Brocante, terre de contrastes.
À la brocante, inquiétante étrangeté des portraits de famille d’antan. Ces jumelles quelque peu flippantes nous évoquent les enfants démoniaques de certains romans et films fantastiques. Elles auraient pu décrocher un rôle dans le Village des damnés.
Emplettes matinales au marché aux puces.
Il y en avait plusieurs cartons de la même eau. Il est rare de trouver des disques classiques de cette qualité aux puces. D’ordinaire, on a droit aux « plus grands succès de l’opérette ».
Derrière ces trouvailles on devine une histoire tristounette : le décès d’un vieux mélomane averti, des héritiers que ça n’intéresse pas et qui, plutôt que de se donner la peine de contacter un bon disquaire d’occasion, balancent le tout en vrac pour une bouchée de pain au premier vide-grenier venu. Sic transit gloria collectionis.
Antiques Road Trip, BBC One
Les nombreuses émissions itinérantes de la BBC sur le monde de la brocante et des antiquités nous feraient croire que le Royaume-Uni est un pays de cocagne où l’on rencontre à chaque coin de rue des antiquaires, des boutiques vintage, des charity shops, des marchés aux puces et des salles de ventes. Pas un village qui n’ait sa boutique gorgée de marchandise jusqu’au plafond, pas un coin de campagne perdu sans son bric-à-brac répandu dans une ancienne cour de ferme ou dans un entrepôt. « Les antiquaires de province [sont] maintenant plus nombreux que les tea shops autour des cathédrales », notait déjà Philippe Jullian dans les années 1960.
Plusieurs raisons expliquent cette prolifération : la situation insulaire du pays ; la surabondance d’objets produits par la Révolution industrielle – mobilier, faïence et céramique, textiles, ustensiles et outils de toutes sortes, et beaucoup, beaucoup d’argenterie –, laquelle Révolution entraîna par réaction une revalorisation de l’artisanat de qualité sous la houlette du mouvement Arts and Crafts ; les innombrables trésors et tourist pieces rapportés d’Italie et d’Orient par des générations de voyageurs au temps des fastes de l’Empire ; le goût sentimental de la bimbeloterie hérité de l’ère victorienne et toujours vivace dans la petite bourgeoisie ; le conservatisme foncier d’une nation où l’on ne jette rien mais où les possessions familiales de plusieurs générations s’accumulent dans les greniers avant d’être déversées dans les boutiques et les salles de ventes. Il en résulte une relation familière aux objets qui fait la particularité de l’esprit de collection à l’anglaise, à quoi s’ajoute la tolérance pour une dose d’excentricité inoffensive. Nulle réprobation sociale ne frappera monsieur et madame tout-le-monde s’ils collectionnent les théières ou les boutons de manchettes. « We are a nation of hoarders », disait en souriant une experte au cours d’une émission anniversaire de The Antiques Roadshow.

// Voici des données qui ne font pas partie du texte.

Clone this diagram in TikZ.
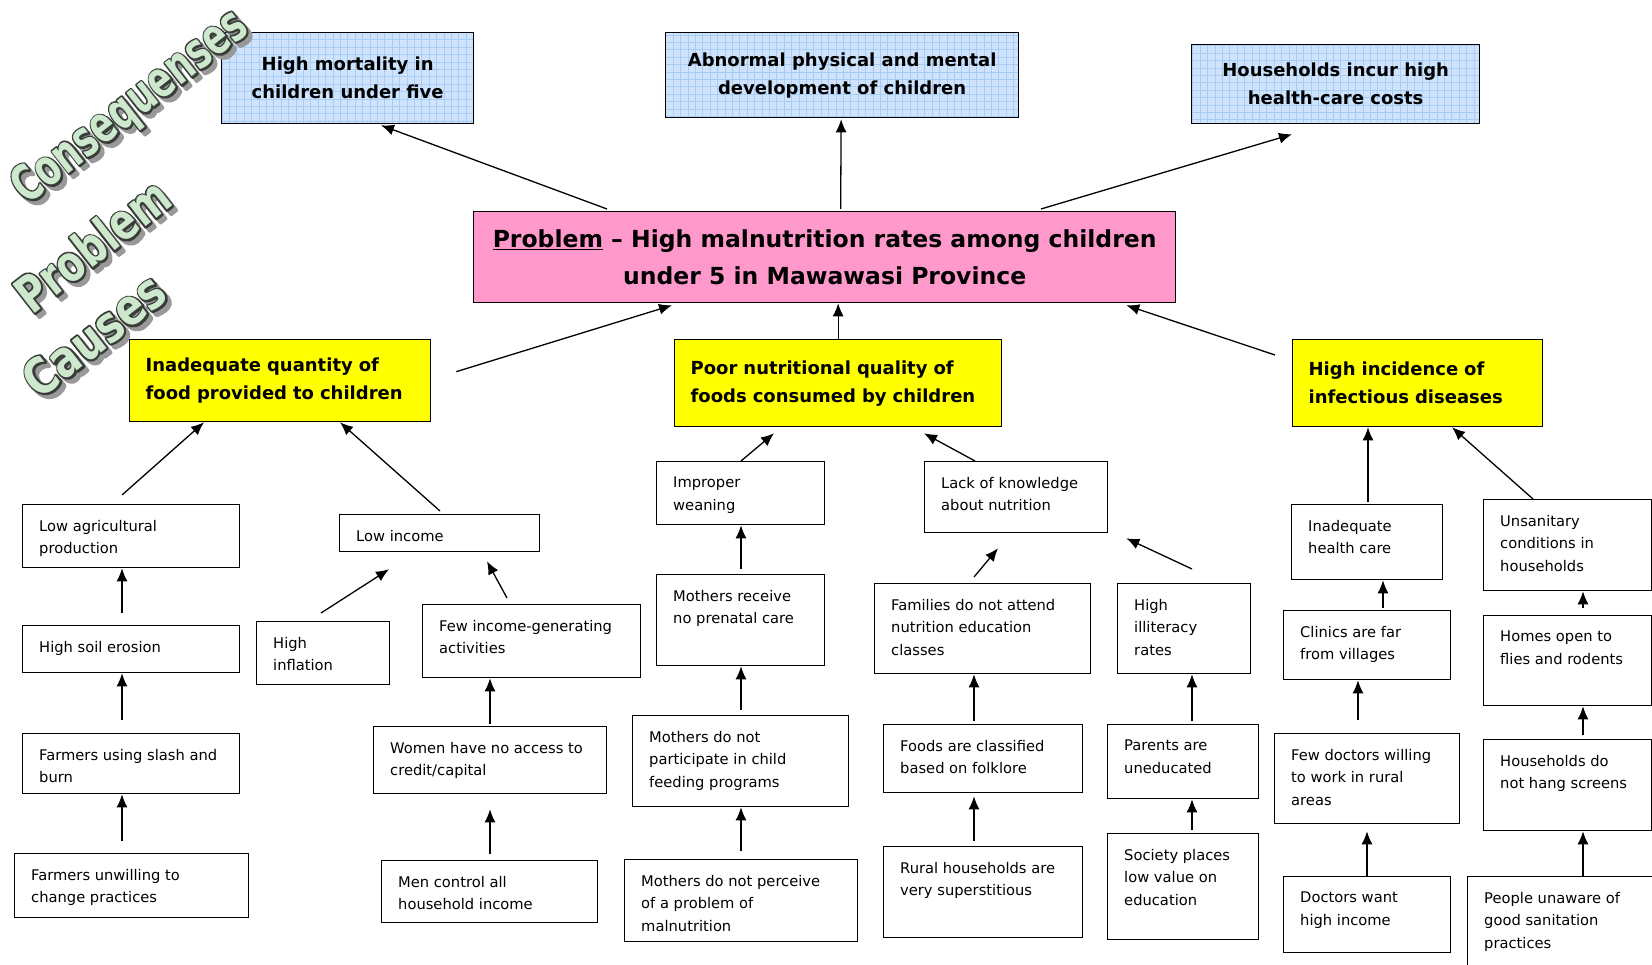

Ce goût de l’accumulation va forcément de pair avec celui de la farfouille – lequel excède le monde de la brocante pour englober d’autres passe-temps populaires : l’écumage des berges de cours d’eau, à la recherche de tessons antiques, de pièces de monnaie et débris divers rejetés par le courant ; et le détectorisme, consistant à arpenter les champs armé d’un détecteur de métaux, dans l’espoir d’exhumer un jour, qui sait, un trésor – hobby suffisamment répandu pour avoir inspiré une sitcom, Detectorists – que je n’ai pas vue, et dans laquelle joue la fille de Diana Rigg, Rachael Stirling.
Bargain Hunt, BBC One.
Au coin des excentriques anglais. Ce monsieur collectionne les boutons de manchettes. Il en possède vingt-sept mille paires. Cela le remplit de joie. Christina Trevanion n’en revient pas. Nous non plus.